What the task asks
Do not copy the pictures; transcribe all other material exactly.

** Begin Material **

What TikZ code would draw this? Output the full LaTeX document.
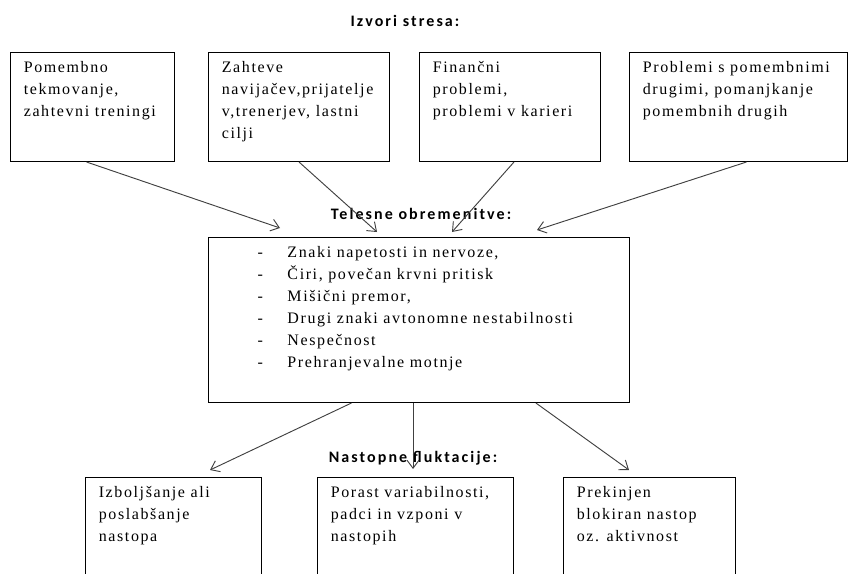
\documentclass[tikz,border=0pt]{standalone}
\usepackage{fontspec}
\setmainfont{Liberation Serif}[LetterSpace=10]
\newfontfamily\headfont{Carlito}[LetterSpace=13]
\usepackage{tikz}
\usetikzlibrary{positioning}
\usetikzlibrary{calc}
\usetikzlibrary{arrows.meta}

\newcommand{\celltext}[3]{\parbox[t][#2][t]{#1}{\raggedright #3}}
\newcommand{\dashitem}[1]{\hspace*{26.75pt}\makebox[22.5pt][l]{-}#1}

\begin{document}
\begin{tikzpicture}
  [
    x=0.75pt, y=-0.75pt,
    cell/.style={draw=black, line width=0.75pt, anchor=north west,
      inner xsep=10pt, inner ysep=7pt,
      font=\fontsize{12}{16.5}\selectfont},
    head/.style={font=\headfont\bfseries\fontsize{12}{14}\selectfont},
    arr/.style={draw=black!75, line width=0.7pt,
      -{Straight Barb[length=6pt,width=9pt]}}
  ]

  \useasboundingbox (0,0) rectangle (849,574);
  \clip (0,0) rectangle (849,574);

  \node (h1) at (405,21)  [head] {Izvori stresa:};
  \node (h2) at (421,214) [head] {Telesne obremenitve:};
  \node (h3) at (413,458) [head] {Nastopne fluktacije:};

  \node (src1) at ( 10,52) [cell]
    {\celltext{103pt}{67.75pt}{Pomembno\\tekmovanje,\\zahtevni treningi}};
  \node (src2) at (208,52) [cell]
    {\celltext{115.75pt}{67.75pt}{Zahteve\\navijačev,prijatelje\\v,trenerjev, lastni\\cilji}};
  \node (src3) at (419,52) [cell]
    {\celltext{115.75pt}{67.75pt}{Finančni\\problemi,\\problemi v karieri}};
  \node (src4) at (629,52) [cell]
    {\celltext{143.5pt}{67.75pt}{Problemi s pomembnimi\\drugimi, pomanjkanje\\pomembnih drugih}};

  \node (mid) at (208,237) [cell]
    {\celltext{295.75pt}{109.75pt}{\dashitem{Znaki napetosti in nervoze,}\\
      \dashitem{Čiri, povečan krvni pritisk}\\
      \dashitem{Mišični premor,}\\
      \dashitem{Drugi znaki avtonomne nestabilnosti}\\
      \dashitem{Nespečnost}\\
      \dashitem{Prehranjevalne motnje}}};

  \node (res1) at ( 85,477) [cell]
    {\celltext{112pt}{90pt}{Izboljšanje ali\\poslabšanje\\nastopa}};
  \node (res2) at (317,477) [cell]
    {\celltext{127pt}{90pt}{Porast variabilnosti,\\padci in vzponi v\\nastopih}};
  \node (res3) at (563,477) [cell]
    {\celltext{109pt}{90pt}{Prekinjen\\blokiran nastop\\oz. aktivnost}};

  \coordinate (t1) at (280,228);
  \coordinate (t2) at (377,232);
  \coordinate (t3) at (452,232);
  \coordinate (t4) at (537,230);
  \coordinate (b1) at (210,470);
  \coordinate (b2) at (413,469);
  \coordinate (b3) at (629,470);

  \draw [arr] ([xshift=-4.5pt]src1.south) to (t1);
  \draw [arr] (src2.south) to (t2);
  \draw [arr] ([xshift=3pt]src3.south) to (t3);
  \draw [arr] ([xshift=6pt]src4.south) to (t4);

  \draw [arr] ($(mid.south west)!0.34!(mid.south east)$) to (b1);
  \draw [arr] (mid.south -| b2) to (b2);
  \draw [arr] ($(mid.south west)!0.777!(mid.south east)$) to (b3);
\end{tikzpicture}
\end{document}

** End Material **

The response
What TikZ code would draw this? Output the full LaTeX document.
\documentclass[tikz,border=0pt]{standalone}
\usepackage{fontspec}
\setmainfont{Liberation Serif}[LetterSpace=10]
\newfontfamily\headfont{Carlito}[LetterSpace=13]
\usepackage{tikz}
\usetikzlibrary{positioning}
\usetikzlibrary{calc}
\usetikzlibrary{arrows.meta}

\newcommand{\celltext}[3]{\parbox[t][#2][t]{#1}{\raggedright #3}}
\newcommand{\dashitem}[1]{\hspace*{26.75pt}\makebox[22.5pt][l]{-}#1}

\begin{document}
\begin{tikzpicture}
  [
    x=0.75pt, y=-0.75pt,
    cell/.style={draw=black, line width=0.75pt, anchor=north west,
      inner xsep=10pt, inner ysep=7pt,
      font=\fontsize{12}{16.5}\selectfont},
    head/.style={font=\headfont\bfseries\fontsize{12}{14}\selectfont},
    arr/.style={draw=black!75, line width=0.7pt,
      -{Straight Barb[length=6pt,width=9pt]}}
  ]

  \useasboundingbox (0,0) rectangle (849,574);
  \clip (0,0) rectangle (849,574);

  \node (h1) at (405,21)  [head] {Izvori stresa:};
  \node (h2) at (421,214) [head] {Telesne obremenitve:};
  \node (h3) at (413,458) [head] {Nastopne fluktacije:};

  \node (src1) at ( 10,52) [cell]
    {\celltext{103pt}{67.75pt}{Pomembno\\tekmovanje,\\zahtevni treningi}};
  \node (src2) at (208,52) [cell]
    {\celltext{115.75pt}{67.75pt}{Zahteve\\navijačev,prijatelje\\v,trenerjev, lastni\\cilji}};
  \node (src3) at (419,52) [cell]
    {\celltext{115.75pt}{67.75pt}{Finančni\\problemi,\\problemi v karieri}};
  \node (src4) at (629,52) [cell]
    {\celltext{143.5pt}{67.75pt}{Problemi s pomembnimi\\drugimi, pomanjkanje\\pomembnih drugih}};

  \node (mid) at (208,237) [cell]
    {\celltext{295.75pt}{109.75pt}{\dashitem{Znaki napetosti in nervoze,}\\
      \dashitem{Čiri, povečan krvni pritisk}\\
      \dashitem{Mišični premor,}\\
      \dashitem{Drugi znaki avtonomne nestabilnosti}\\
      \dashitem{Nespečnost}\\
      \dashitem{Prehranjevalne motnje}}};

  \node (res1) at ( 85,477) [cell]
    {\celltext{112pt}{90pt}{Izboljšanje ali\\poslabšanje\\nastopa}};
  \node (res2) at (317,477) [cell]
    {\celltext{127pt}{90pt}{Porast variabilnosti,\\padci in vzponi v\\nastopih}};
  \node (res3) at (563,477) [cell]
    {\celltext{109pt}{90pt}{Prekinjen\\blokiran nastop\\oz. aktivnost}};

  \coordinate (t1) at (280,228);
  \coordinate (t2) at (377,232);
  \coordinate (t3) at (452,232);
  \coordinate (t4) at (537,230);
  \coordinate (b1) at (210,470);
  \coordinate (b2) at (413,469);
  \coordinate (b3) at (629,470);

  \draw [arr] ([xshift=-4.5pt]src1.south) to (t1);
  \draw [arr] (src2.south) to (t2);
  \draw [arr] ([xshift=3pt]src3.south) to (t3);
  \draw [arr] ([xshift=6pt]src4.south) to (t4);

  \draw [arr] ($(mid.south west)!0.34!(mid.south east)$) to (b1);
  \draw [arr] (mid.south -| b2) to (b2);
  \draw [arr] ($(mid.south west)!0.777!(mid.south east)$) to (b3);
\end{tikzpicture}
\end{document}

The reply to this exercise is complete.